Nitekim söz konusu içtihadı birleştirme kararından sonra Yüksek Mahkeme tarafından verilen kararlarda ilgili karar bağlayıcı olmuş ve vade farkının faturanın içeriğinden sayılmayacağına ilişkin tavrını net bir biçimde ortaya koymuştur.
Özetle, yukarıda belirtildiği üzere, fatura ifa aşamasıyla ilgili bir belge olduğu halde vade farkı kaydı niteliği itibariyle ifa aşaması ile ilgili değildir. Burada ifa zamanında ileri sürülse dahi sözleşmeyi değiştiren ve diğer tarafın durumunu ağırlaştıran kayıtların ifa ile ilgili olmadığı açıktır. Vade farkı kaydı olarak nitelendirilen kayıtlar, yani fatura bedelinin vadesinde ödenmemesi durumunda bu bedele oransal olarak hesaplanıp eklenecek meblağa ilişkin kayıtlar, sözleşmenin ifası aşamasıyla ilgili olmadığından faturanın olağan içeriğine dahil değildir.
Bu itibarla bu kayıtlara TTK madde 21/2 uyarınca 8 gün içinde itiraz edilmemesi halinde, bu durum yalnızca faturanın içeriğinin kesinleşmesi sonucunu doğuracaktır. İtiraz edilmemesi durumu ise İçtihadı Birleştirme Kararı’nda da ifade edildiği gibi, ilgili kaydın davalı tarafından kabul edildiği ve vade farkının da istenebileceği anlamına gelmemektedir.
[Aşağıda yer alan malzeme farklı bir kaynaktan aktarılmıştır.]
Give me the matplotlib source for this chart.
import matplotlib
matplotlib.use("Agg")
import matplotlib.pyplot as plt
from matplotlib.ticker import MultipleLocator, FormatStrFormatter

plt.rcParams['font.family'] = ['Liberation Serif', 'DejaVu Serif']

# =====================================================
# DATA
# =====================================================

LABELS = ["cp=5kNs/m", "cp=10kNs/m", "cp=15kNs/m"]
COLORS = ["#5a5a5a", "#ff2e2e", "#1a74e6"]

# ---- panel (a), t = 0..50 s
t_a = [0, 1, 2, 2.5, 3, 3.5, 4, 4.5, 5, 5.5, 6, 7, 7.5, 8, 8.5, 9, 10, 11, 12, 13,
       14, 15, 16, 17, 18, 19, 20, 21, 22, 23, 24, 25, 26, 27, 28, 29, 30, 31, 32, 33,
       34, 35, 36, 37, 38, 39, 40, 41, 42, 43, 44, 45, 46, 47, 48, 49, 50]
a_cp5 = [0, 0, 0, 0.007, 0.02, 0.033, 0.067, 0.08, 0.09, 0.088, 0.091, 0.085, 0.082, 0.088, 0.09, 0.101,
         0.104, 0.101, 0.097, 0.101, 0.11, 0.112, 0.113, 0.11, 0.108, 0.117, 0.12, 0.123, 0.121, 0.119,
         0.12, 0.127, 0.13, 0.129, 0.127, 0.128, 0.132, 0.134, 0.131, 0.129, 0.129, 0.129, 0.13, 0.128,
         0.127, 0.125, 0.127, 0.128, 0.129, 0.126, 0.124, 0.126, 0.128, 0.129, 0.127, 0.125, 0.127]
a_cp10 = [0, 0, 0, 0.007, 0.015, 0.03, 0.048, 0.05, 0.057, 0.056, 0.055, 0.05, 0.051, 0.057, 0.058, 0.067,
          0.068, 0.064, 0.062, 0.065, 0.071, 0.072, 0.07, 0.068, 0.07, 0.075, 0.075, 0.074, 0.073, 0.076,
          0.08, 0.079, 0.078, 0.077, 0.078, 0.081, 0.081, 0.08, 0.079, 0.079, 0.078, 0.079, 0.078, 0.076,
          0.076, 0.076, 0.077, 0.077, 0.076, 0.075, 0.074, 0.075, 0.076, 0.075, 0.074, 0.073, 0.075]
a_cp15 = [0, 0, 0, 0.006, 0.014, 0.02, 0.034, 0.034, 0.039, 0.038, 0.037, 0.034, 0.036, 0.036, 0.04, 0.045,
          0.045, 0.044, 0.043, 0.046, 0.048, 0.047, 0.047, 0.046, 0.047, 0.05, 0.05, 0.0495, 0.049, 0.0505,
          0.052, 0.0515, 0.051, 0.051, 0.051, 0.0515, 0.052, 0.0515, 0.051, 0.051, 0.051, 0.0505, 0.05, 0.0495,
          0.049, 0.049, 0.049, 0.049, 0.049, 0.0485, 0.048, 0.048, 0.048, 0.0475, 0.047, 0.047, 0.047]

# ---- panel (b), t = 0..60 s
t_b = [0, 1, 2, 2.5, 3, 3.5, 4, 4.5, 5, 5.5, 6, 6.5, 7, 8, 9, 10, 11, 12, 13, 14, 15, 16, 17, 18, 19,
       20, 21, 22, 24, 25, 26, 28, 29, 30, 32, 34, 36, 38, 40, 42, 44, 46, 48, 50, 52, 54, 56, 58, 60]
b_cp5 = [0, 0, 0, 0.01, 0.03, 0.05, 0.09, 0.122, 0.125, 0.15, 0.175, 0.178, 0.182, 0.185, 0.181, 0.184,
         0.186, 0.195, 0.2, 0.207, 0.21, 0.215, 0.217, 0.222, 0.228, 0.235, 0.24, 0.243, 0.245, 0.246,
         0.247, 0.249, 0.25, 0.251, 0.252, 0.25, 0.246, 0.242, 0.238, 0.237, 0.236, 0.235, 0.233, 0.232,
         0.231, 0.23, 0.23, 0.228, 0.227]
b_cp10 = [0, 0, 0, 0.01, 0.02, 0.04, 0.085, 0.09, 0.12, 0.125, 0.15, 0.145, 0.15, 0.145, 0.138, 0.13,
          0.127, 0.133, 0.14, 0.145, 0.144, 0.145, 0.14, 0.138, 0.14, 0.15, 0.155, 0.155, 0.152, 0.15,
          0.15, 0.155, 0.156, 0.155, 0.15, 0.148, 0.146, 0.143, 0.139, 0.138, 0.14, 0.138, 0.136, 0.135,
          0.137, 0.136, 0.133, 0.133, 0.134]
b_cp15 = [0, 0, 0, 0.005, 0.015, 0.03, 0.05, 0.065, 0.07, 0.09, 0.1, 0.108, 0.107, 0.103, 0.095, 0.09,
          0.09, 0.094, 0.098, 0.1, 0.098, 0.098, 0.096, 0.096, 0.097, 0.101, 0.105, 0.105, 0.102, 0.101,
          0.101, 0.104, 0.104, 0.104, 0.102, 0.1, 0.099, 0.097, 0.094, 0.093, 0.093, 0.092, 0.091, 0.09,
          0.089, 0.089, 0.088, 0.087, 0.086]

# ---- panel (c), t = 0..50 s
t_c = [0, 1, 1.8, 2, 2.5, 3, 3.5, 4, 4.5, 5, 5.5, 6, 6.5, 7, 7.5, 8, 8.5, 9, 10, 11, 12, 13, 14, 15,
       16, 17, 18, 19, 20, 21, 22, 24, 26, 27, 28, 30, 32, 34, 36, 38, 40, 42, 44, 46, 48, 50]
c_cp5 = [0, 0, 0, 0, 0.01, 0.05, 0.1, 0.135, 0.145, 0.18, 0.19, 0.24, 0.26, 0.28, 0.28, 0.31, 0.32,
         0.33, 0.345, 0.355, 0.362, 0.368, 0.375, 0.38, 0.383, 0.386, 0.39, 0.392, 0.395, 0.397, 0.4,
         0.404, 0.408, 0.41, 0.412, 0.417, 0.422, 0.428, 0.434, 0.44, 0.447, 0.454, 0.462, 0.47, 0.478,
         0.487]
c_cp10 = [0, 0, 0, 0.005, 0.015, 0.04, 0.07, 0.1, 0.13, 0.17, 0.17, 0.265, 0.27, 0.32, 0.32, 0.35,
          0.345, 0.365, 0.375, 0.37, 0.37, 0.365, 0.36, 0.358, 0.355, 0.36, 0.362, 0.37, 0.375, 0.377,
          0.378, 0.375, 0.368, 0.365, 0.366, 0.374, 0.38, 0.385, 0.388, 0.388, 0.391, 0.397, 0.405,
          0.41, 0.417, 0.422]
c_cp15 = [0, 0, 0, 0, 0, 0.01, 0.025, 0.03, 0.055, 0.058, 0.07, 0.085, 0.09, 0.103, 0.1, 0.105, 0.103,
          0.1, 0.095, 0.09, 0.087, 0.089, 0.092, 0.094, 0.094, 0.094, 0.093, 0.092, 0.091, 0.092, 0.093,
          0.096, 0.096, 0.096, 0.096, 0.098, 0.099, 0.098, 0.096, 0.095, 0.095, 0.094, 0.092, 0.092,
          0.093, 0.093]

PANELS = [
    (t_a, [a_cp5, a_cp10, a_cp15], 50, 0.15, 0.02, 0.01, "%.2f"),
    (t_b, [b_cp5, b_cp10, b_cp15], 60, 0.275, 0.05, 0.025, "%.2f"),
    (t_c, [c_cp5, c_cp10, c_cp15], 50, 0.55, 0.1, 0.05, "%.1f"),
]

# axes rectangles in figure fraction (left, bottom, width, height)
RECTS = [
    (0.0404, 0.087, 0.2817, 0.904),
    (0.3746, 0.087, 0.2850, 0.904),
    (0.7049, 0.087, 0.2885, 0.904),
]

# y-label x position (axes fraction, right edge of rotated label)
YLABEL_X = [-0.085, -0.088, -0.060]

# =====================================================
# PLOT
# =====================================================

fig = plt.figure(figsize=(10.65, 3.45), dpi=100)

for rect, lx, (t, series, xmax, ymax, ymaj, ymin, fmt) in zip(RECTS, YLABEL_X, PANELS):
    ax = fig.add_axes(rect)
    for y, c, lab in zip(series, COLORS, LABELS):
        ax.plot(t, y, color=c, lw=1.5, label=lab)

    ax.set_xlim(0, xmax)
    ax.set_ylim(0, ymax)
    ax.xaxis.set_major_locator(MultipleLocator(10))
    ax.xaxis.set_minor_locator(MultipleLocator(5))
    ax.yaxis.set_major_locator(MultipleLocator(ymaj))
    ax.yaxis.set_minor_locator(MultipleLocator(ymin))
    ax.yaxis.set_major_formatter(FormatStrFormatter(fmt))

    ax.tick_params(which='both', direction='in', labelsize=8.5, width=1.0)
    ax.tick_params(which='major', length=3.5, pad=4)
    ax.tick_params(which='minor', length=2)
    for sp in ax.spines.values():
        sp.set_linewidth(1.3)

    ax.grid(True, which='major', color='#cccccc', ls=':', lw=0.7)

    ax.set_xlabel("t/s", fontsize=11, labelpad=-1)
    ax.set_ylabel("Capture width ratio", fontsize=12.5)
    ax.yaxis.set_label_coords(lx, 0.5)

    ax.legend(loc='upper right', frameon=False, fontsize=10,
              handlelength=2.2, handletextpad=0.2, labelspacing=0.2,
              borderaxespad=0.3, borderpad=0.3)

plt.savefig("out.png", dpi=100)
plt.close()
Dolayısıyla uygulamada sıklıkla karşımıza çıkan bir belge olan “fatura”da yer alan “gecikme halinde vade farkı alınır.” ibaresinin bağlayıcılığının doktrinde tartışmalara sebebiyet verse de uygulamada belirsizliğin sona erdiği açıktır. Bununla birlikte ayrıca belirtmek isteriz ki her ne kadar fatura içeriğinde vade farkına yer verilmiş olması tek başına vade farkı istenebilmesi hakkı vermese de tamamen önemsiz bir kayıt da değildir. Şöyle ki; taraflar arasında yazılı bir sözleşme bulunmaksızın yapılan alım satım kapsamında ticari bir teamül oluşmuş ve bu uyuşmazlıkta vade farkı talebinin haklılığı açısından destekleyici bir ispat vasıtası olarak kullanılabilmektedir.